### Supplied data
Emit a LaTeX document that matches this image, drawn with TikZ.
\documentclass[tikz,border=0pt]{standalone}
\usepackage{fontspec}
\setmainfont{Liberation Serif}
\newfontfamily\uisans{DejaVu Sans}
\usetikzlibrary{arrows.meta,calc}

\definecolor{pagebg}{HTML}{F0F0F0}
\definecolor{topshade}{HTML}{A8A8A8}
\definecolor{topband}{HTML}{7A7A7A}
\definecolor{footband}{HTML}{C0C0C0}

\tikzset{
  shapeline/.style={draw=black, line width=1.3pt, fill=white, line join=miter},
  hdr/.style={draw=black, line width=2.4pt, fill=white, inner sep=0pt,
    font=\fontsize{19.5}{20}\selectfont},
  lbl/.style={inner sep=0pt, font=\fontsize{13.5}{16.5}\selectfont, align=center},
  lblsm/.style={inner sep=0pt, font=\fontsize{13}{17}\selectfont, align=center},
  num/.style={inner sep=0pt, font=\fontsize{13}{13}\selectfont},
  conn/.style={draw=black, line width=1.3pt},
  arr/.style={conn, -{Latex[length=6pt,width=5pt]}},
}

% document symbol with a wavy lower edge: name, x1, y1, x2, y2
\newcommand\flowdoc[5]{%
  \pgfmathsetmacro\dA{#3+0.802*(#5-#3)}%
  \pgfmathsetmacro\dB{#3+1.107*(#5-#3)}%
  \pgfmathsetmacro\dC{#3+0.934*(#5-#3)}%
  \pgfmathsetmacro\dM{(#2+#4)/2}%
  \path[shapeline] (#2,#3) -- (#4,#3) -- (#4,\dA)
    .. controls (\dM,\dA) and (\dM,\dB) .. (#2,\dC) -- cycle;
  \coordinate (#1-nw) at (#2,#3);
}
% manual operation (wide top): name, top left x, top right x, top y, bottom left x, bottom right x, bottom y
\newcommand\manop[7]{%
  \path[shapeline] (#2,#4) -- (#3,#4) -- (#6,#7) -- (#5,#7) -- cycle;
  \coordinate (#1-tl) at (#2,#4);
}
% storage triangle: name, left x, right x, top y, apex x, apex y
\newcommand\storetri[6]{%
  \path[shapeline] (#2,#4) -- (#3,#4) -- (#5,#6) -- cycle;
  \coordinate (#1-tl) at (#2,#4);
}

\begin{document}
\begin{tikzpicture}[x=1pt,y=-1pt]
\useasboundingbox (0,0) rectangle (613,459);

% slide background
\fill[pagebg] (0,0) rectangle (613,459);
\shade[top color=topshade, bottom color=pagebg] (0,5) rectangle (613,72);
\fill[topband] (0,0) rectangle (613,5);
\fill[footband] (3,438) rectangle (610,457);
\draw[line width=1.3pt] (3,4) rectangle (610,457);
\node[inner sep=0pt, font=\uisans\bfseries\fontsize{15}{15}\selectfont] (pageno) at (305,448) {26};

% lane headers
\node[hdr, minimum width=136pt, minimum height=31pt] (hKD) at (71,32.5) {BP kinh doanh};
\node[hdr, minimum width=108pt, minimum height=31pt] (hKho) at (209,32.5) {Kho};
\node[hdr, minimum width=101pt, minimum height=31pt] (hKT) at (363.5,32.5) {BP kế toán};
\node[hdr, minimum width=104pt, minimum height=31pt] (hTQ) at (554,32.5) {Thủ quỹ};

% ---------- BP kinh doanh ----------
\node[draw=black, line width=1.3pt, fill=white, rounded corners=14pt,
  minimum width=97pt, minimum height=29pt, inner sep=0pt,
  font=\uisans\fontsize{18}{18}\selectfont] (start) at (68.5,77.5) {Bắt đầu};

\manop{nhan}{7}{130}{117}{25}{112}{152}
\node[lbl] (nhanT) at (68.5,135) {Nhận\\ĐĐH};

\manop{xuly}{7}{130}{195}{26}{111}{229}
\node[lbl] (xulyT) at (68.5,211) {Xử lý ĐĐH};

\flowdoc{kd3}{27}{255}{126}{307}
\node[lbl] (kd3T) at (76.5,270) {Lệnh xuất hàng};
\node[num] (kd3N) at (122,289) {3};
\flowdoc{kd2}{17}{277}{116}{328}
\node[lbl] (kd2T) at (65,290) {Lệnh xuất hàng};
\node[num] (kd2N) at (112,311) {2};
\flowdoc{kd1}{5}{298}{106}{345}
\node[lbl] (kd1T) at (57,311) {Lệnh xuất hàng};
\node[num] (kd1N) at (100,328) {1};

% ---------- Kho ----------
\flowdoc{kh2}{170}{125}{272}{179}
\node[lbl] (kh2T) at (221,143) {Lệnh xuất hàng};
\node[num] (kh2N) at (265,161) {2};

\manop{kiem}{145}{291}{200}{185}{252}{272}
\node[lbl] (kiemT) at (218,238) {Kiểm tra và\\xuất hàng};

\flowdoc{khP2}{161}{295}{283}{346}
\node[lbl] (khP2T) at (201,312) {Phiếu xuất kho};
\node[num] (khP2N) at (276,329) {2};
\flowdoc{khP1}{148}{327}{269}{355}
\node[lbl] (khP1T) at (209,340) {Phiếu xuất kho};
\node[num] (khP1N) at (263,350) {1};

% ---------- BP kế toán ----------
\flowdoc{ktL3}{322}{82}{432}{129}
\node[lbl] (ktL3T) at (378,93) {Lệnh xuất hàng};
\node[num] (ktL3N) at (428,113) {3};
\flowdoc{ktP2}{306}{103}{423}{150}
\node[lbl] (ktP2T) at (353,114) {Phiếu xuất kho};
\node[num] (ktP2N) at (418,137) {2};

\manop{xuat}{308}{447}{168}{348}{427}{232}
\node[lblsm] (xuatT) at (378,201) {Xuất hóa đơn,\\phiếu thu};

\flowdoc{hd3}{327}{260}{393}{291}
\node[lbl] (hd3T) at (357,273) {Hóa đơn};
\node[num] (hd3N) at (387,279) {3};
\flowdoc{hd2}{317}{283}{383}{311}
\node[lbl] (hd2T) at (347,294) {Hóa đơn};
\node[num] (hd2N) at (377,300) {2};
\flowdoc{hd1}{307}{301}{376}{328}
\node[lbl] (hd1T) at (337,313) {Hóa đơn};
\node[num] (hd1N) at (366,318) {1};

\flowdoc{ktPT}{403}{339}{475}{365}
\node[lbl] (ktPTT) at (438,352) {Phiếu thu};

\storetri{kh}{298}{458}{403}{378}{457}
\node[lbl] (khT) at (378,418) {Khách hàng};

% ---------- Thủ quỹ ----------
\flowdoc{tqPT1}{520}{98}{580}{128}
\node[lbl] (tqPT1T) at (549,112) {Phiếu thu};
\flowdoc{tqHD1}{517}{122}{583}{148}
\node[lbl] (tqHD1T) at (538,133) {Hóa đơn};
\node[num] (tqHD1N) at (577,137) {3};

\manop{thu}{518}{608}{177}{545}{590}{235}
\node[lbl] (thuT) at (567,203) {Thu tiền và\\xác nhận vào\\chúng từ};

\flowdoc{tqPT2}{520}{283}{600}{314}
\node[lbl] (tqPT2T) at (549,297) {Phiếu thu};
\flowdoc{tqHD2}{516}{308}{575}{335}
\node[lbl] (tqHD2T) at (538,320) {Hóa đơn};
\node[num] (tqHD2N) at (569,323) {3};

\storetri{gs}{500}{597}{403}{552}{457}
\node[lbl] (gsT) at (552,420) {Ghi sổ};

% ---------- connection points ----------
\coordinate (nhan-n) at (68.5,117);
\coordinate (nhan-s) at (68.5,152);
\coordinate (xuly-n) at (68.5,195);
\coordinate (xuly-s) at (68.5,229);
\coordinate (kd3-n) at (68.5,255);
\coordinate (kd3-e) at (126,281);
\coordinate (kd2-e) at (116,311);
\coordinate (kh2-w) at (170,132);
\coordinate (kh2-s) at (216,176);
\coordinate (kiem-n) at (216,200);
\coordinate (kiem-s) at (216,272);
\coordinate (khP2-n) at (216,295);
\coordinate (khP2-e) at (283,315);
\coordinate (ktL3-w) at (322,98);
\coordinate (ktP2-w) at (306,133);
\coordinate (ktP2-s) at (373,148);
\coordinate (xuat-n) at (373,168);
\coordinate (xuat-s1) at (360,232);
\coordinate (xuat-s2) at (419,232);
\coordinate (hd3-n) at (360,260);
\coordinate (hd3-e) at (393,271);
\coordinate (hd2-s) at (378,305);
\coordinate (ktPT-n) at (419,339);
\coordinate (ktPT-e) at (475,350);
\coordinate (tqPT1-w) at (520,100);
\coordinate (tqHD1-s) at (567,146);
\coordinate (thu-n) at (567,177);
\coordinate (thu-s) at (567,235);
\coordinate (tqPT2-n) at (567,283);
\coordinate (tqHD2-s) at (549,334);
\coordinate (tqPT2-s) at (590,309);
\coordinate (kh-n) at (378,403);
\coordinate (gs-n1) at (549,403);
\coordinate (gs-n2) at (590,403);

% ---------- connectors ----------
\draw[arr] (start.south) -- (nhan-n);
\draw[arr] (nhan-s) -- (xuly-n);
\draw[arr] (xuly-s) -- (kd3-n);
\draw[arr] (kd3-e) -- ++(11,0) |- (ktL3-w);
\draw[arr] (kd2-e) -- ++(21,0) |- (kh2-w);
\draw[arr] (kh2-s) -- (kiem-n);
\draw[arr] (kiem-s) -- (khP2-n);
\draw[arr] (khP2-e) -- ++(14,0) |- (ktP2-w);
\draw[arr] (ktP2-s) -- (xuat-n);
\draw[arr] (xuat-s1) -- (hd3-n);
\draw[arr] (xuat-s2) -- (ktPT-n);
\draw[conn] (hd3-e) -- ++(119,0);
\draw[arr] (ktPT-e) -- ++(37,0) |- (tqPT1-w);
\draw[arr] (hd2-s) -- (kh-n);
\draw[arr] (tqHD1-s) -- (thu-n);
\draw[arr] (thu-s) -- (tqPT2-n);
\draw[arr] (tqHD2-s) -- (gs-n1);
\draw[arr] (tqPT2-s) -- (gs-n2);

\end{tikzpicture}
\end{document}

### Short task
Say how many lines of the data include the string "with". Nothing other than the number should be given.

### Expected output
2